In his five years as editor, though, Horrocks has been willing to draw some lines of his own where his old crime beat and the perceived interests of Mancunians are concerned. Eighteen months ago, the crime reporter he has appointed as news editor, Steve Panter, found himself arrested and questioned for nearly three hours after naming a person he claimed was a suspect in the 1996 IRA bombing of Manchester. Panter's arrest was condemned by Horrocks. "This was a story the public were not going to hear," he said.

It was one of many crime exclusives Horrocks and Panter have shared an appetite for, including Bulger stories in which they have demonstrated a marked reluctance to treat Thompson and Venables with kid gloves. In the months leading to the boys' release, the paper has revealed their visits to a shopping arcade and to football matches and has also published an interview with a youth who claimed to have served time with one of them.

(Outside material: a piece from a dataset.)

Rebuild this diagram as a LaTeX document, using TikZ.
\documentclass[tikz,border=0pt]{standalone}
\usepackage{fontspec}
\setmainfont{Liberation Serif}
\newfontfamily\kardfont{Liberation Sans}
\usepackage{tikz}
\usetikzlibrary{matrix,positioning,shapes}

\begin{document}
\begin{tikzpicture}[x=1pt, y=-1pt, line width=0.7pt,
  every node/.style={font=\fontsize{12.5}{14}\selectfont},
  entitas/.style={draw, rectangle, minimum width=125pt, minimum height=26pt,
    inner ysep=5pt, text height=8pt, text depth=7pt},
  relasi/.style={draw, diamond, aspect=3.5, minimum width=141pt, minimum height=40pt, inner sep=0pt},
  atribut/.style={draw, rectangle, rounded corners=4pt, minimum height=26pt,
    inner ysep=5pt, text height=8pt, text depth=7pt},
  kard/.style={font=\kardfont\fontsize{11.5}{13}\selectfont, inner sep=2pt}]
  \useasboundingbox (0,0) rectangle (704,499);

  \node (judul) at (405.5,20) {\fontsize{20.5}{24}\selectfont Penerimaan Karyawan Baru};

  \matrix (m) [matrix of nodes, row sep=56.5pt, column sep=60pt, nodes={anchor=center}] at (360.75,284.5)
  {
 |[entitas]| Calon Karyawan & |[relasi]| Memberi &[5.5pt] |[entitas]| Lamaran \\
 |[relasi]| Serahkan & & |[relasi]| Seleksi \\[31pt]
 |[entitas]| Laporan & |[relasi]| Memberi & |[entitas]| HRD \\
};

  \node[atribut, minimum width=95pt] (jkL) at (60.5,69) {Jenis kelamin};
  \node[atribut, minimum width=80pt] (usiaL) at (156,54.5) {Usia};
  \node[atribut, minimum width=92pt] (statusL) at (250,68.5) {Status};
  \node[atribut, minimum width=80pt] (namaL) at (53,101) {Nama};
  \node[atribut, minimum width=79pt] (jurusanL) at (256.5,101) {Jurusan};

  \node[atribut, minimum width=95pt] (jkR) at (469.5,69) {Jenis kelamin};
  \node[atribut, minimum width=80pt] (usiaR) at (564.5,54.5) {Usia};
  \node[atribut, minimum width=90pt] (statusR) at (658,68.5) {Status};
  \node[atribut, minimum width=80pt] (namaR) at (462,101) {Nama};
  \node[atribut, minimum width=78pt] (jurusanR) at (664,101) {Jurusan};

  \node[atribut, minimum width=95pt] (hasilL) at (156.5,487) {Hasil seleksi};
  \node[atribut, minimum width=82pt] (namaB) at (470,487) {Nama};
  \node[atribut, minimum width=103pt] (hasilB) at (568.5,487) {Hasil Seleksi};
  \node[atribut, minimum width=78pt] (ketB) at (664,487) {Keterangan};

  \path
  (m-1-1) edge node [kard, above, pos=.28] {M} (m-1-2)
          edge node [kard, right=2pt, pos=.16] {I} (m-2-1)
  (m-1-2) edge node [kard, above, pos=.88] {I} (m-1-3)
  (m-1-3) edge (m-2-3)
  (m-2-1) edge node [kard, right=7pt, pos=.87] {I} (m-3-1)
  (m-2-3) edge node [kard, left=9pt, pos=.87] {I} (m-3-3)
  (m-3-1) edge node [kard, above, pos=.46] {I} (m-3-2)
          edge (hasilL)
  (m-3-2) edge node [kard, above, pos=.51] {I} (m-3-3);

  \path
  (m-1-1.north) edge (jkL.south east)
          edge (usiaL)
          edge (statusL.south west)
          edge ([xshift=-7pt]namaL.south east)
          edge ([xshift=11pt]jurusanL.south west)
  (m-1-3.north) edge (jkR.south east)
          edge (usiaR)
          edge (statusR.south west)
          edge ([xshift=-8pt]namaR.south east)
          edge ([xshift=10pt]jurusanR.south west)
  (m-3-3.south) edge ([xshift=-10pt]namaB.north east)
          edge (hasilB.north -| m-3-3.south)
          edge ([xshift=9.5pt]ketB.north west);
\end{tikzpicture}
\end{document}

It is the kind of abrasive journalism that was to be expected when Horrocks, against many local expectations, was appointed by the Scott Trust when it parted company with the long-standing editor Mike Unger.

Horrocks inherited a paper haemorrhaging sales and discounting heavily – yet his prinicipal qualification was a career in the local-paper university of death knocks, courtrooms and Manchester scandal, which began – at the age of 16 – with the freelance agency his father Joe Horrocks ran in Bury, 10 miles north of the city, and took him to the MEN in 1975.

Horrocks' innovations as editor have been bold in a tough time for sales. He has redesigned the masthead, and moved his sports pages, clearing the back page for television listings. The paper has also continued to spend heavily on marketing.

But stories are what Horrocks knows best and as an editor he has faced knocks before: Manchester United refused to deal with his paper for several months after an article about their team manager Sir Alex Ferguson caused offence three years ago; and relations with the Greater Manchester police have been challenging after the IRA story.

"He can be feisty at times," said fellow editor Alison Hastings, of the Newcastle Evening Chronicle. "He will fight his corner if he he feels he is in the right."